**Dataset excerpt:**
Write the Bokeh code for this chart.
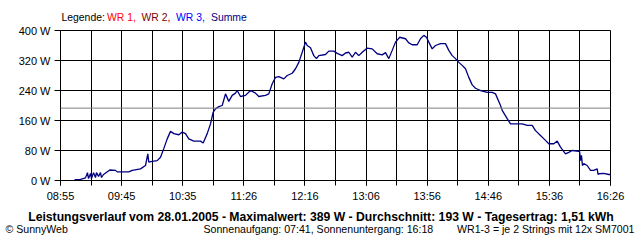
from bokeh.plotting import figure
from bokeh.layouts import column
from bokeh.models import Range1d, FixedTicker, PrintfTickFormatter, Span, Label
from bokeh.embed import file_html
from bokeh.resources import INLINE

# time in minutes since midnight, power in W (Summe)
t_min = [546.5, 551.4, 555.5, 557.1, 558.0, 559.6, 560.4, 562.1, 563.7, 564.5, 566.2,
         567.8, 568.6, 570.3, 575.4, 580.1, 581.5, 591.0, 593.8, 600.6, 604.7, 606.6,
         607.4, 610.2, 614.3, 617.0, 619.7, 622.5, 625.2, 627.9, 632.0, 634.8, 637.5,
         640.2, 644.3, 649.8, 652.0, 655.3, 658.0, 660.2, 662.1, 664.8, 667.6, 670.3,
         673.0, 675.8, 678.5, 679.9, 682.6, 686.7, 690.8, 694.9, 697.6, 703.1, 705.8,
         708.6, 711.3, 714.0, 718.1, 720.9, 725.0, 727.7, 730.4, 733.2, 735.9, 737.3,
         740.0, 742.7, 744.9, 746.8, 752.3, 755.0, 759.1, 761.9, 766.0, 768.7, 771.4,
         774.2, 776.9, 779.6, 782.4, 786.5, 790.6, 794.7, 798.8, 801.5, 804.2, 807.0,
         809.7, 813.2, 817.9, 820.6, 823.4, 827.5, 830.2, 832.9, 835.1, 837.0, 839.8,
         842.5, 846.6, 850.7, 853.4, 856.2, 858.9, 861.6, 864.4, 867.1, 869.8, 872.6,
         875.3, 879.4, 884.9, 889.0, 891.7, 895.8, 897.2, 901.3, 904.0, 909.5, 913.6,
         917.7, 921.8, 924.5, 928.6, 932.7, 935.4, 939.5, 942.3, 945.0, 949.1, 951.8,
         954.6, 960.0, 960.6, 961.4, 962.2, 963.0, 964.1, 966.9, 969.6, 972.3, 975.1,
         975.8, 976.5, 980.5, 984.6, 986.0]
summe_w = [2, 3, 7, 21, 5, 19, 5, 21, 8, 21, 11,
           21, 8, 16, 28, 27, 23, 23, 27, 31, 40, 71,
           49, 51, 53, 62, 85, 111, 131, 125, 122, 129, 125,
           111, 105, 105, 100, 125, 151, 182, 191, 197, 200, 231,
           211, 227, 233, 240, 224, 227, 240, 233, 224, 227, 231,
           258, 275, 277, 271, 280, 286, 298, 315, 342, 369, 360,
           354, 333, 325, 333, 336, 345, 345, 339, 333, 340, 342,
           329, 342, 333, 342, 353, 351, 338, 335, 341, 325, 347,
           369, 382, 378, 367, 362, 362, 378, 387, 382, 369, 351,
           360, 365, 365, 347, 333, 325, 315, 307, 298, 275, 255,
           246, 240, 235, 235, 231, 200, 187, 165, 151, 151, 151,
           147, 147, 133, 120, 107, 98, 98, 105, 89, 71, 75,
           80, 78, 80, 53, 67, 40, 45, 40, 27, 27, 31,
           16, 18, 19, 16, 16]

average_w = 193
x_start, x_end = 535, 986          # 08:55 .. 16:26
x_major = [x_start + k * (x_end - x_start) / 9 for k in range(10)]
x_minor = [x_start + k * (x_end - x_start) / 18 for k in range(19)]
x_labels = ["08:55", "09:45", "10:35", "11:26", "12:16", "13:06", "13:56", "14:46", "15:36", "16:26"]
y_ticks = [0, 80, 160, 240, 320, 400]

legend_parts = [("Legende:", "#000000"), ("WR 1,", "#FF0000"), ("WR 2,", "#800000"),
                ("WR 3,", "#0000FF"), ("Summe", "#000080")]
title_text = "Leistungsverlauf vom 28.01.2005 - Maximalwert: 389 W - Durchschnitt: 193 W - Tagesertrag: 1,51 kWh"
copyright_text = "\u00a9 SunnyWeb"
sun_text = "Sonnenaufgang: 07:41, Sonnenuntergang: 16:18"
info_text = "WR1-3 = je 2 Strings mit 12x SM7001"

FONT = "Liberation Sans"
W = 640
TOP_H, MAIN_H = 24, 182
BOT_H = 240 - TOP_H - MAIN_H


def no_align(f):
    if "frame_align" in f.properties():
        f.frame_align = False


def text_panel(h):
    f = figure(width=W, height=h, output_backend="svg", toolbar_location=None,
               x_axis_location=None, y_axis_location=None,
               x_range=Range1d(0, W), y_range=Range1d(0, h),
               min_border=0, min_border_left=0, min_border_right=0,
               min_border_top=0, min_border_bottom=0)
    f.outline_line_color = None
    f.xgrid.visible = False
    f.ygrid.visible = False
    f.background_fill_color = "white"
    f.border_fill_color = "white"
    no_align(f)
    return f


def add_text(f, x, y, txt, color="black", align="left", bold=False, size="10.6px"):
    f.add_layout(Label(x=x, y=y, x_units="canvas", y_units="canvas", text=txt,
                       text_color=color, text_font=FONT, text_font_size=size,
                       text_font_style="bold" if bold else "normal",
                       text_baseline="middle", text_align=align))


# --- top: legend line ---
top = text_panel(TOP_H)
leg_x = [61, 106.5, 141, 175.5, 210.5]
for (txt, col), lx in zip(legend_parts, leg_x):
    add_text(top, lx, 16.7, txt, color=col, size="10.4px")

# --- main chart ---
p = figure(width=W, height=MAIN_H, output_backend="svg", toolbar_location=None,
           x_range=Range1d(x_start, x_end), y_range=Range1d(0, 400),
           min_border_left=60, min_border_right=30, min_border_top=6, min_border_bottom=26)
no_align(p)
p.background_fill_color = "white"
p.border_fill_color = "white"
p.outline_line_color = "black"
p.outline_line_width = 1

p.xaxis.ticker = FixedTicker(ticks=x_major, minor_ticks=x_minor)
p.xaxis.major_label_overrides = {v: lab for v, lab in zip(x_major, x_labels)}
p.yaxis.ticker = FixedTicker(ticks=y_ticks)
p.yaxis.formatter = PrintfTickFormatter(format="%d W")

for ax in (p.xaxis[0], p.yaxis[0]):
    ax.axis_line_color = "black"
    ax.major_tick_line_color = "black"
    ax.minor_tick_line_color = "black"
    ax.major_tick_in = 0
    ax.minor_tick_in = 0
    ax.major_label_text_font = FONT
    ax.major_label_text_font_size = "11px"
    ax.major_label_text_color = "black"
p.xaxis.major_tick_out = 5
p.xaxis.minor_tick_out = 5
p.xaxis.major_label_standoff = 4
p.yaxis.major_tick_out = 6
p.yaxis.minor_tick_out = 0
p.yaxis.major_label_standoff = 4

p.xgrid.grid_line_color = "black"
p.xgrid.minor_grid_line_color = "black"
p.ygrid.grid_line_color = "black"

p.add_layout(Span(location=average_w, dimension="width", line_color="#808080", line_width=1))
p.line(t_min, summe_w, line_color="#000080", line_width=1.3)

# --- bottom: title and info line ---
bot = text_panel(BOT_H)
y0 = TOP_H + MAIN_H
add_text(bot, 320.5, 216.5 - y0, title_text, bold=True, align="center", size="12.2px")
add_text(bot, 5, 228 - y0, copyright_text)
add_text(bot, 203, 228 - y0, sun_text)
add_text(bot, 634, 228 - y0, info_text, align="right")

layout = column(top, p, bot, spacing=0)
open("out.html", "w").write(file_html(layout, INLINE))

**Problem details:**
Copy out each line exactly, without the pictures.

**Worked answer:**
Write the Bokeh code for this chart.
from bokeh.plotting import figure
from bokeh.layouts import column
from bokeh.models import Range1d, FixedTicker, PrintfTickFormatter, Span, Label
from bokeh.embed import file_html
from bokeh.resources import INLINE

# time in minutes since midnight, power in W (Summe)
t_min = [546.5, 551.4, 555.5, 557.1, 558.0, 559.6, 560.4, 562.1, 563.7, 564.5, 566.2,
         567.8, 568.6, 570.3, 575.4, 580.1, 581.5, 591.0, 593.8, 600.6, 604.7, 606.6,
         607.4, 610.2, 614.3, 617.0, 619.7, 622.5, 625.2, 627.9, 632.0, 634.8, 637.5,
         640.2, 644.3, 649.8, 652.0, 655.3, 658.0, 660.2, 662.1, 664.8, 667.6, 670.3,
         673.0, 675.8, 678.5, 679.9, 682.6, 686.7, 690.8, 694.9, 697.6, 703.1, 705.8,
         708.6, 711.3, 714.0, 718.1, 720.9, 725.0, 727.7, 730.4, 733.2, 735.9, 737.3,
         740.0, 742.7, 744.9, 746.8, 752.3, 755.0, 759.1, 761.9, 766.0, 768.7, 771.4,
         774.2, 776.9, 779.6, 782.4, 786.5, 790.6, 794.7, 798.8, 801.5, 804.2, 807.0,
         809.7, 813.2, 817.9, 820.6, 823.4, 827.5, 830.2, 832.9, 835.1, 837.0, 839.8,
         842.5, 846.6, 850.7, 853.4, 856.2, 858.9, 861.6, 864.4, 867.1, 869.8, 872.6,
         875.3, 879.4, 884.9, 889.0, 891.7, 895.8, 897.2, 901.3, 904.0, 909.5, 913.6,
         917.7, 921.8, 924.5, 928.6, 932.7, 935.4, 939.5, 942.3, 945.0, 949.1, 951.8,
         954.6, 960.0, 960.6, 961.4, 962.2, 963.0, 964.1, 966.9, 969.6, 972.3, 975.1,
         975.8, 976.5, 980.5, 984.6, 986.0]
summe_w = [2, 3, 7, 21, 5, 19, 5, 21, 8, 21, 11,
           21, 8, 16, 28, 27, 23, 23, 27, 31, 40, 71,
           49, 51, 53, 62, 85, 111, 131, 125, 122, 129, 125,
           111, 105, 105, 100, 125, 151, 182, 191, 197, 200, 231,
           211, 227, 233, 240, 224, 227, 240, 233, 224, 227, 231,
           258, 275, 277, 271, 280, 286, 298, 315, 342, 369, 360,
           354, 333, 325, 333, 336, 345, 345, 339, 333, 340, 342,
           329, 342, 333, 342, 353, 351, 338, 335, 341, 325, 347,
           369, 382, 378, 367, 362, 362, 378, 387, 382, 369, 351,
           360, 365, 365, 347, 333, 325, 315, 307, 298, 275, 255,
           246, 240, 235, 235, 231, 200, 187, 165, 151, 151, 151,
           147, 147, 133, 120, 107, 98, 98, 105, 89, 71, 75,
           80, 78, 80, 53, 67, 40, 45, 40, 27, 27, 31,
           16, 18, 19, 16, 16]

average_w = 193
x_start, x_end = 535, 986          # 08:55 .. 16:26
x_major = [x_start + k * (x_end - x_start) / 9 for k in range(10)]
x_minor = [x_start + k * (x_end - x_start) / 18 for k in range(19)]
x_labels = ["08:55", "09:45", "10:35", "11:26", "12:16", "13:06", "13:56", "14:46", "15:36", "16:26"]
y_ticks = [0, 80, 160, 240, 320, 400]

legend_parts = [("Legende:", "#000000"), ("WR 1,", "#FF0000"), ("WR 2,", "#800000"),
                ("WR 3,", "#0000FF"), ("Summe", "#000080")]
title_text = "Leistungsverlauf vom 28.01.2005 - Maximalwert: 389 W - Durchschnitt: 193 W - Tagesertrag: 1,51 kWh"
copyright_text = "\u00a9 SunnyWeb"
sun_text = "Sonnenaufgang: 07:41, Sonnenuntergang: 16:18"
info_text = "WR1-3 = je 2 Strings mit 12x SM7001"

FONT = "Liberation Sans"
W = 640
TOP_H, MAIN_H = 24, 182
BOT_H = 240 - TOP_H - MAIN_H


def no_align(f):
    if "frame_align" in f.properties():
        f.frame_align = False


def text_panel(h):
    f = figure(width=W, height=h, output_backend="svg", toolbar_location=None,
               x_axis_location=None, y_axis_location=None,
               x_range=Range1d(0, W), y_range=Range1d(0, h),
               min_border=0, min_border_left=0, min_border_right=0,
               min_border_top=0, min_border_bottom=0)
    f.outline_line_color = None
    f.xgrid.visible = False
    f.ygrid.visible = False
    f.background_fill_color = "white"
    f.border_fill_color = "white"
    no_align(f)
    return f


def add_text(f, x, y, txt, color="black", align="left", bold=False, size="10.6px"):
    f.add_layout(Label(x=x, y=y, x_units="canvas", y_units="canvas", text=txt,
                       text_color=color, text_font=FONT, text_font_size=size,
                       text_font_style="bold" if bold else "normal",
                       text_baseline="middle", text_align=align))


# --- top: legend line ---
top = text_panel(TOP_H)
leg_x = [61, 106.5, 141, 175.5, 210.5]
for (txt, col), lx in zip(legend_parts, leg_x):
    add_text(top, lx, 16.7, txt, color=col, size="10.4px")

# --- main chart ---
p = figure(width=W, height=MAIN_H, output_backend="svg", toolbar_location=None,
           x_range=Range1d(x_start, x_end), y_range=Range1d(0, 400),
           min_border_left=60, min_border_right=30, min_border_top=6, min_border_bottom=26)
no_align(p)
p.background_fill_color = "white"
p.border_fill_color = "white"
p.outline_line_color = "black"
p.outline_line_width = 1

p.xaxis.ticker = FixedTicker(ticks=x_major, minor_ticks=x_minor)
p.xaxis.major_label_overrides = {v: lab for v, lab in zip(x_major, x_labels)}
p.yaxis.ticker = FixedTicker(ticks=y_ticks)
p.yaxis.formatter = PrintfTickFormatter(format="%d W")

for ax in (p.xaxis[0], p.yaxis[0]):
    ax.axis_line_color = "black"
    ax.major_tick_line_color = "black"
    ax.minor_tick_line_color = "black"
    ax.major_tick_in = 0
    ax.minor_tick_in = 0
    ax.major_label_text_font = FONT
    ax.major_label_text_font_size = "11px"
    ax.major_label_text_color = "black"
p.xaxis.major_tick_out = 5
p.xaxis.minor_tick_out = 5
p.xaxis.major_label_standoff = 4
p.yaxis.major_tick_out = 6
p.yaxis.minor_tick_out = 0
p.yaxis.major_label_standoff = 4

p.xgrid.grid_line_color = "black"
p.xgrid.minor_grid_line_color = "black"
p.ygrid.grid_line_color = "black"

p.add_layout(Span(location=average_w, dimension="width", line_color="#808080", line_width=1))
p.line(t_min, summe_w, line_color="#000080", line_width=1.3)

# --- bottom: title and info line ---
bot = text_panel(BOT_H)
y0 = TOP_H + MAIN_H
add_text(bot, 320.5, 216.5 - y0, title_text, bold=True, align="center", size="12.2px")
add_text(bot, 5, 228 - y0, copyright_text)
add_text(bot, 203, 228 - y0, sun_text)
add_text(bot, 634, 228 - y0, info_text, align="right")

layout = column(top, p, bot, spacing=0)
open("out.html", "w").write(file_html(layout, INLINE))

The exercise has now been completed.